— Start —

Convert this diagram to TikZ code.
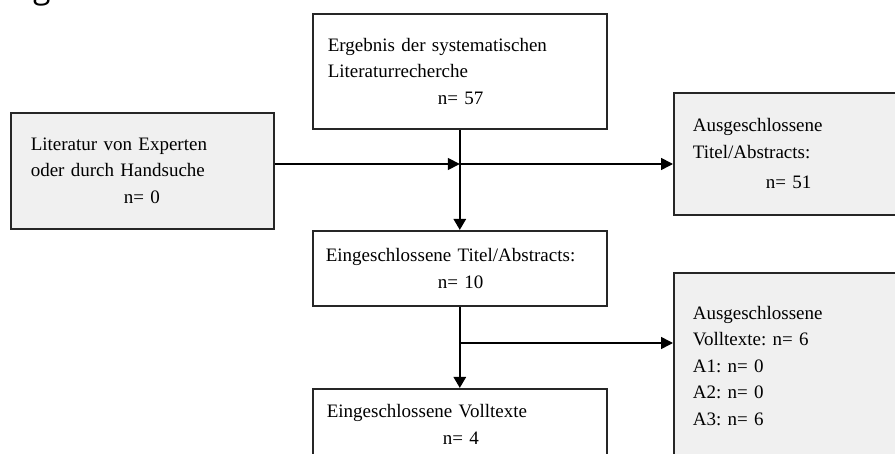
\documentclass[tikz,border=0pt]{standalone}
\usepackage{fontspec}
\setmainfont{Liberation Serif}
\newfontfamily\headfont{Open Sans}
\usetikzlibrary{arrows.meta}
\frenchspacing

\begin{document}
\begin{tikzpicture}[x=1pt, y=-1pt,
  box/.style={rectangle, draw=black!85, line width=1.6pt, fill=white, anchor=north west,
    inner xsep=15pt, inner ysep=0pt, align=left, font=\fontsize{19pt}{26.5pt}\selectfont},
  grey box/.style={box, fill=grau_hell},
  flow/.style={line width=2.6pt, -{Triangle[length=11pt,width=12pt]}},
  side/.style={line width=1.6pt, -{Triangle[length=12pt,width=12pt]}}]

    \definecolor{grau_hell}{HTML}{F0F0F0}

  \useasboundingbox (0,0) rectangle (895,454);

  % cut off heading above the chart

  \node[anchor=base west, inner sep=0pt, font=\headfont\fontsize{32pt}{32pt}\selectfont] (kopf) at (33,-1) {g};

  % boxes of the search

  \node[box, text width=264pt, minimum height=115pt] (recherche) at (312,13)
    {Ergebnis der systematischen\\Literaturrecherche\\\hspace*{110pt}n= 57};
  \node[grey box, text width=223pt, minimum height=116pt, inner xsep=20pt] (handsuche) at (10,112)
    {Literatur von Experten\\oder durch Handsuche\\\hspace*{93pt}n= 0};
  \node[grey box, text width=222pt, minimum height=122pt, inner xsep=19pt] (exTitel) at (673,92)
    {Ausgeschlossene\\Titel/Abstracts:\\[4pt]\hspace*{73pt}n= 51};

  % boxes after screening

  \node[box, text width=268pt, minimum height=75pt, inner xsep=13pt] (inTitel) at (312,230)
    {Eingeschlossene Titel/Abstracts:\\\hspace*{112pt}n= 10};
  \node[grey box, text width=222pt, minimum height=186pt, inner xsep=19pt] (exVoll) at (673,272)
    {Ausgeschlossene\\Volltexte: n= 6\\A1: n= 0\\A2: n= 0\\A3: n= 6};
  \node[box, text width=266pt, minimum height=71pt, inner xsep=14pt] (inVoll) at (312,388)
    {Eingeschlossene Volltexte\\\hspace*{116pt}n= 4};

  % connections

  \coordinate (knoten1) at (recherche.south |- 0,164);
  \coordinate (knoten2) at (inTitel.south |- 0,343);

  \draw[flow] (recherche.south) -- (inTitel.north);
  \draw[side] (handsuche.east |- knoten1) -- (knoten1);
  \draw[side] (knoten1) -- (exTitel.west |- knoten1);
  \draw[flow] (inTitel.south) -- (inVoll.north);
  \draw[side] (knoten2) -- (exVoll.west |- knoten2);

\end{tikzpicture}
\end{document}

— End —

**YOUR GOAL**
Omit pictures; set down the rest of the material word for word.

**TASK OUTPUT**
Convert this diagram to TikZ code.
\documentclass[tikz,border=0pt]{standalone}
\usepackage{fontspec}
\setmainfont{Liberation Serif}
\newfontfamily\headfont{Open Sans}
\usetikzlibrary{arrows.meta}
\frenchspacing

\begin{document}
\begin{tikzpicture}[x=1pt, y=-1pt,
  box/.style={rectangle, draw=black!85, line width=1.6pt, fill=white, anchor=north west,
    inner xsep=15pt, inner ysep=0pt, align=left, font=\fontsize{19pt}{26.5pt}\selectfont},
  grey box/.style={box, fill=grau_hell},
  flow/.style={line width=2.6pt, -{Triangle[length=11pt,width=12pt]}},
  side/.style={line width=1.6pt, -{Triangle[length=12pt,width=12pt]}}]

    \definecolor{grau_hell}{HTML}{F0F0F0}

  \useasboundingbox (0,0) rectangle (895,454);

  % cut off heading above the chart

  \node[anchor=base west, inner sep=0pt, font=\headfont\fontsize{32pt}{32pt}\selectfont] (kopf) at (33,-1) {g};

  % boxes of the search

  \node[box, text width=264pt, minimum height=115pt] (recherche) at (312,13)
    {Ergebnis der systematischen\\Literaturrecherche\\\hspace*{110pt}n= 57};
  \node[grey box, text width=223pt, minimum height=116pt, inner xsep=20pt] (handsuche) at (10,112)
    {Literatur von Experten\\oder durch Handsuche\\\hspace*{93pt}n= 0};
  \node[grey box, text width=222pt, minimum height=122pt, inner xsep=19pt] (exTitel) at (673,92)
    {Ausgeschlossene\\Titel/Abstracts:\\[4pt]\hspace*{73pt}n= 51};

  % boxes after screening

  \node[box, text width=268pt, minimum height=75pt, inner xsep=13pt] (inTitel) at (312,230)
    {Eingeschlossene Titel/Abstracts:\\\hspace*{112pt}n= 10};
  \node[grey box, text width=222pt, minimum height=186pt, inner xsep=19pt] (exVoll) at (673,272)
    {Ausgeschlossene\\Volltexte: n= 6\\A1: n= 0\\A2: n= 0\\A3: n= 6};
  \node[box, text width=266pt, minimum height=71pt, inner xsep=14pt] (inVoll) at (312,388)
    {Eingeschlossene Volltexte\\\hspace*{116pt}n= 4};

  % connections

  \coordinate (knoten1) at (recherche.south |- 0,164);
  \coordinate (knoten2) at (inTitel.south |- 0,343);

  \draw[flow] (recherche.south) -- (inTitel.north);
  \draw[side] (handsuche.east |- knoten1) -- (knoten1);
  \draw[side] (knoten1) -- (exTitel.west |- knoten1);
  \draw[flow] (inTitel.south) -- (inVoll.north);
  \draw[side] (knoten2) -- (exVoll.west |- knoten2);

\end{tikzpicture}
\end{document}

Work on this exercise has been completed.